• _What to produce_
How many of the lines below contain "chart"? Answer with that number alone.

• _Task material_
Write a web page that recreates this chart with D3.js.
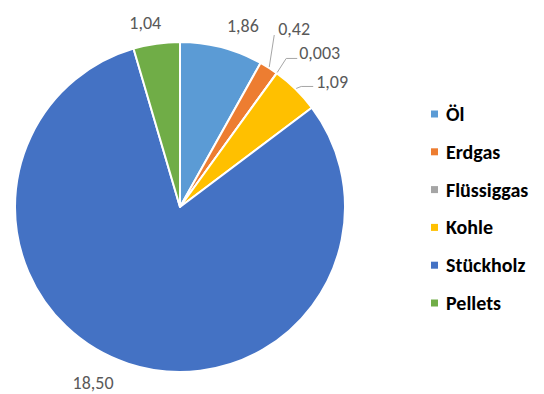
* * *
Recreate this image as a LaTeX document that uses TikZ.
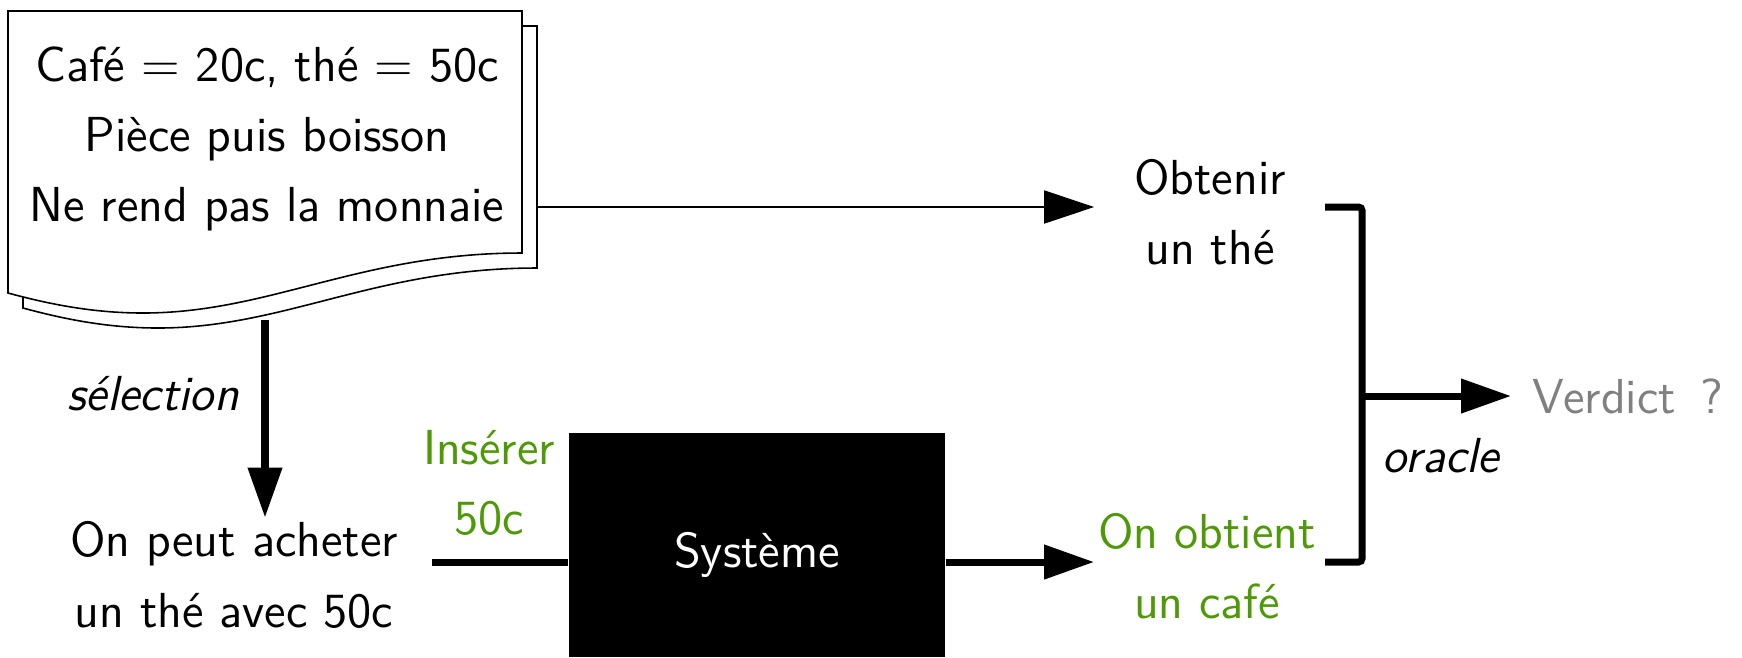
---
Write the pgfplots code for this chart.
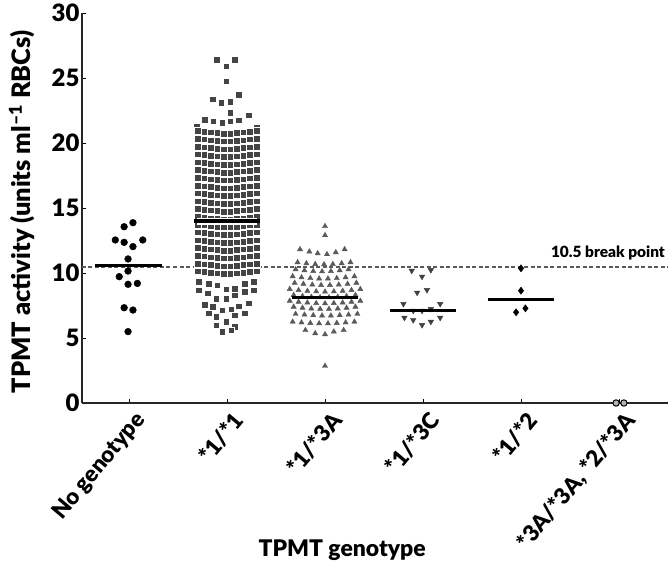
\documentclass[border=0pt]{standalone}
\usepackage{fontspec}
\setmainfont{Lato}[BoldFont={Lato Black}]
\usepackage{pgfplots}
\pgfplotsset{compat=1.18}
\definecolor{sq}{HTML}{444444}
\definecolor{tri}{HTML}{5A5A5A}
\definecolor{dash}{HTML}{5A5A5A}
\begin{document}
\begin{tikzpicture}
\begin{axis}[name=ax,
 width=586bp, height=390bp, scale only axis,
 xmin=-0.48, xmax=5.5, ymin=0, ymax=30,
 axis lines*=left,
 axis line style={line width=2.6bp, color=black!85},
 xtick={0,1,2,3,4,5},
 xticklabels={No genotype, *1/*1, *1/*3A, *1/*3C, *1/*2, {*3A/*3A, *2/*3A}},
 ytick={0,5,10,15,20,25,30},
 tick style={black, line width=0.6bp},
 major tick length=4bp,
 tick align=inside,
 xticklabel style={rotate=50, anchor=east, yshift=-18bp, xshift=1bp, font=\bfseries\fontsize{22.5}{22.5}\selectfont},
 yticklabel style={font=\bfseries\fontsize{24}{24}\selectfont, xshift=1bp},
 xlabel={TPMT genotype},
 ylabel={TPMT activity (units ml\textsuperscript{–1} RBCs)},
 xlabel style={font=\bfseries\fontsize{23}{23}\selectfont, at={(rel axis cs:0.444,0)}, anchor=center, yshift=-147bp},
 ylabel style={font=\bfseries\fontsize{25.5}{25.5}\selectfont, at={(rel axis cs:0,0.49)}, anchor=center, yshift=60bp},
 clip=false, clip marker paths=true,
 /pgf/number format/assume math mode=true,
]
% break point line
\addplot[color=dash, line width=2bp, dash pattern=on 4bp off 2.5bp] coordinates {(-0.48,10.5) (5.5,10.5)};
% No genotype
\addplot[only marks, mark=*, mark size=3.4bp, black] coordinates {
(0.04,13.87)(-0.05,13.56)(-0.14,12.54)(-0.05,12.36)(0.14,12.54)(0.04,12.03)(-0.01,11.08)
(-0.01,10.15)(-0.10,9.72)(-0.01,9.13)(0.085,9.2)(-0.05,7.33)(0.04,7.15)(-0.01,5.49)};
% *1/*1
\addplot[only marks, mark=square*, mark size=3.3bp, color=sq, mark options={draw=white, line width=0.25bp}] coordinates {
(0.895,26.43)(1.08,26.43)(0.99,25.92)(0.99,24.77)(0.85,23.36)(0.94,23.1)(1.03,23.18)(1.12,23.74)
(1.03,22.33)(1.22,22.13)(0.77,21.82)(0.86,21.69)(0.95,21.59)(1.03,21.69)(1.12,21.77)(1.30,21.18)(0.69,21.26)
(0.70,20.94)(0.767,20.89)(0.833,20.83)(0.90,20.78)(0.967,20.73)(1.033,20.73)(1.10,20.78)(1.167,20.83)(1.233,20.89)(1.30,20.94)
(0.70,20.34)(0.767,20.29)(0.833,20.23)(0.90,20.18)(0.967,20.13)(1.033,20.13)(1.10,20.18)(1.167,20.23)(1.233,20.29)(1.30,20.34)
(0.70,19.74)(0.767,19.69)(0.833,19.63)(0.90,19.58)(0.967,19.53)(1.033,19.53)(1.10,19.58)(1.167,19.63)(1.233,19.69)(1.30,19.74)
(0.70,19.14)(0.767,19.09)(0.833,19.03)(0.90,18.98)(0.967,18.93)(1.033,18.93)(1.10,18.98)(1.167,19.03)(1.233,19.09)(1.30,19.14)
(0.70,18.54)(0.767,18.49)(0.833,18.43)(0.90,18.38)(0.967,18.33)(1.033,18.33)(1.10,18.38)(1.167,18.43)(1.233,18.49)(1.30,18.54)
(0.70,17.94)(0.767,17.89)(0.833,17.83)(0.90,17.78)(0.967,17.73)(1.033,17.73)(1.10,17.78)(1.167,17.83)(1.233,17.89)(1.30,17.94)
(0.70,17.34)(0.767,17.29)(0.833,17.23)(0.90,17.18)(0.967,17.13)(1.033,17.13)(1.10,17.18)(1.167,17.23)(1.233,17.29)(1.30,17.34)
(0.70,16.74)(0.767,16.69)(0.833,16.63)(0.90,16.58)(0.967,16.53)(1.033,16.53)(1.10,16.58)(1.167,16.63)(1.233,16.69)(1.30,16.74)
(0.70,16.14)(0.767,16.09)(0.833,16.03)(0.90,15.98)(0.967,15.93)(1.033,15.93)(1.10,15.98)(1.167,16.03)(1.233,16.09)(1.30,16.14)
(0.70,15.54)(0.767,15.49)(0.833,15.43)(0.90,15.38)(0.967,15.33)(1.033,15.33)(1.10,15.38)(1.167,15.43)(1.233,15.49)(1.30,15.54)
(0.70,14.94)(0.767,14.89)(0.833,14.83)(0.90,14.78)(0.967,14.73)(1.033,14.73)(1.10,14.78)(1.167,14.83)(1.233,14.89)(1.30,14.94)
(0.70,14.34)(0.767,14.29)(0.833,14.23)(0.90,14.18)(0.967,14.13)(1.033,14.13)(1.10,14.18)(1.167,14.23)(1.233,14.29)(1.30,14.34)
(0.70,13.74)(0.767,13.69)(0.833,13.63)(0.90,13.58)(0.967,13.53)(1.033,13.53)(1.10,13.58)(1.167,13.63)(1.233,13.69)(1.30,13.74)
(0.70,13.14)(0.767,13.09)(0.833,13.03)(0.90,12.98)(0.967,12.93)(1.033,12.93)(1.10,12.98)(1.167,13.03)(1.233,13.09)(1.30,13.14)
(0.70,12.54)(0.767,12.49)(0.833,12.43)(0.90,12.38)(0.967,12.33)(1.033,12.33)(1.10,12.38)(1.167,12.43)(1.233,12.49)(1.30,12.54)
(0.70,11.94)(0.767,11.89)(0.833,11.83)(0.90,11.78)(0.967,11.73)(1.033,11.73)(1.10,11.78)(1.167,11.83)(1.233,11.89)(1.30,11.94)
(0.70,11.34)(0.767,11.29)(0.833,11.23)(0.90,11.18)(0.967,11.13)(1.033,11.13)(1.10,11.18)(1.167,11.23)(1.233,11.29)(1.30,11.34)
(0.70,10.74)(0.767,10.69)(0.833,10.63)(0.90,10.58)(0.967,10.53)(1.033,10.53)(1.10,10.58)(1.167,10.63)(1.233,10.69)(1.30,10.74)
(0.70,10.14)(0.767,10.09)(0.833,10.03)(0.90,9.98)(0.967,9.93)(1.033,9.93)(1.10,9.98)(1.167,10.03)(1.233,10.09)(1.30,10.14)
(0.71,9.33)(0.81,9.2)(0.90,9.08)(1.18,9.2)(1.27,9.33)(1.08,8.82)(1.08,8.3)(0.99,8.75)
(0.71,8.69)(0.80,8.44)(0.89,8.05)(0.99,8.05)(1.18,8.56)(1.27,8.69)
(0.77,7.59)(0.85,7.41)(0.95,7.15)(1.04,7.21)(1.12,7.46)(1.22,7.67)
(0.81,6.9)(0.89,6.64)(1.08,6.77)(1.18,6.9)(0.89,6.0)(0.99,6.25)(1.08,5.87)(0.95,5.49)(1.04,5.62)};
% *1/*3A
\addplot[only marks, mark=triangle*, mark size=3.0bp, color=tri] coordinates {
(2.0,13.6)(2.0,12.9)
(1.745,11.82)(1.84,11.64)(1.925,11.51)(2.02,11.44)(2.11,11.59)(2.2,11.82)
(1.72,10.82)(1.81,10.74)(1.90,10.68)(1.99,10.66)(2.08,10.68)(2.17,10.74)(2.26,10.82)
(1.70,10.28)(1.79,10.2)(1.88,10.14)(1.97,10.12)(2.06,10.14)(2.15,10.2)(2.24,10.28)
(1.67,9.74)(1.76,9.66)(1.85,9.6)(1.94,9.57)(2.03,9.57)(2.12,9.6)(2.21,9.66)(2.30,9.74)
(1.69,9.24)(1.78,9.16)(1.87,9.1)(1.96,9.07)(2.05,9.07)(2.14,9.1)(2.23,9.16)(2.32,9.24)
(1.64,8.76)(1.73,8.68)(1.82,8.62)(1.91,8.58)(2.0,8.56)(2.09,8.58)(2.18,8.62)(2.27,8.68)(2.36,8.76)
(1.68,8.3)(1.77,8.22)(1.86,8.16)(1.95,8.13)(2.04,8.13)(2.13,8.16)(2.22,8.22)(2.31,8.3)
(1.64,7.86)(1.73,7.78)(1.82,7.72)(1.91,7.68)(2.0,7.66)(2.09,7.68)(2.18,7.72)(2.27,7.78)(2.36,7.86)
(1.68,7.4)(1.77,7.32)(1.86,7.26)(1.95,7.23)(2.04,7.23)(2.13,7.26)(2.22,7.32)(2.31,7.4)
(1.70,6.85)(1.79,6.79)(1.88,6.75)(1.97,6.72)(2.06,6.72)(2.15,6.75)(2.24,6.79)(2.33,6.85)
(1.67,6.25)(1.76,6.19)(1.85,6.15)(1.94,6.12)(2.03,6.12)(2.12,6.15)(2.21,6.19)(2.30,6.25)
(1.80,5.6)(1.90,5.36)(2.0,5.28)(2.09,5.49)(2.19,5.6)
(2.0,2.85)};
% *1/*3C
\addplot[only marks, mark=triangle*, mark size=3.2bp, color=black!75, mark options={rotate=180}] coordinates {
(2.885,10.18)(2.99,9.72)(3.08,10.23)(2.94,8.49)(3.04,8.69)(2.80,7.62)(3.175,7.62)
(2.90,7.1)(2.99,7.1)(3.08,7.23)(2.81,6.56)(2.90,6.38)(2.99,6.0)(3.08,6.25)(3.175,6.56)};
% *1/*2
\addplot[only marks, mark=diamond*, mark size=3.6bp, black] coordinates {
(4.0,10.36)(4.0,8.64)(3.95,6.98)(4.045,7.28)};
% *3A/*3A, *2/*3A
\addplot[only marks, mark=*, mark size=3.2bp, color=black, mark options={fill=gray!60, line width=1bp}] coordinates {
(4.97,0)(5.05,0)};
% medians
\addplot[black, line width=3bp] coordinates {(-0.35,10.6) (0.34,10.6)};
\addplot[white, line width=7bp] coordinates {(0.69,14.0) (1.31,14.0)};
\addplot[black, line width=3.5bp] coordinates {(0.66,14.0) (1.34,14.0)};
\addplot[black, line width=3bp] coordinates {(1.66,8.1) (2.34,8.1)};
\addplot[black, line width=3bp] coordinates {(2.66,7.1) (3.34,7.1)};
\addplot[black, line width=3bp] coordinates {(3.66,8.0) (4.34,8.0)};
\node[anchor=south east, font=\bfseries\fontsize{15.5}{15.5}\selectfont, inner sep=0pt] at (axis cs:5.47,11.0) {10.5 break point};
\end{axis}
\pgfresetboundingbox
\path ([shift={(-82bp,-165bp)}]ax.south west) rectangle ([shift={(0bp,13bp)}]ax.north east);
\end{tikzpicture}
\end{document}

• _Exercise result_
2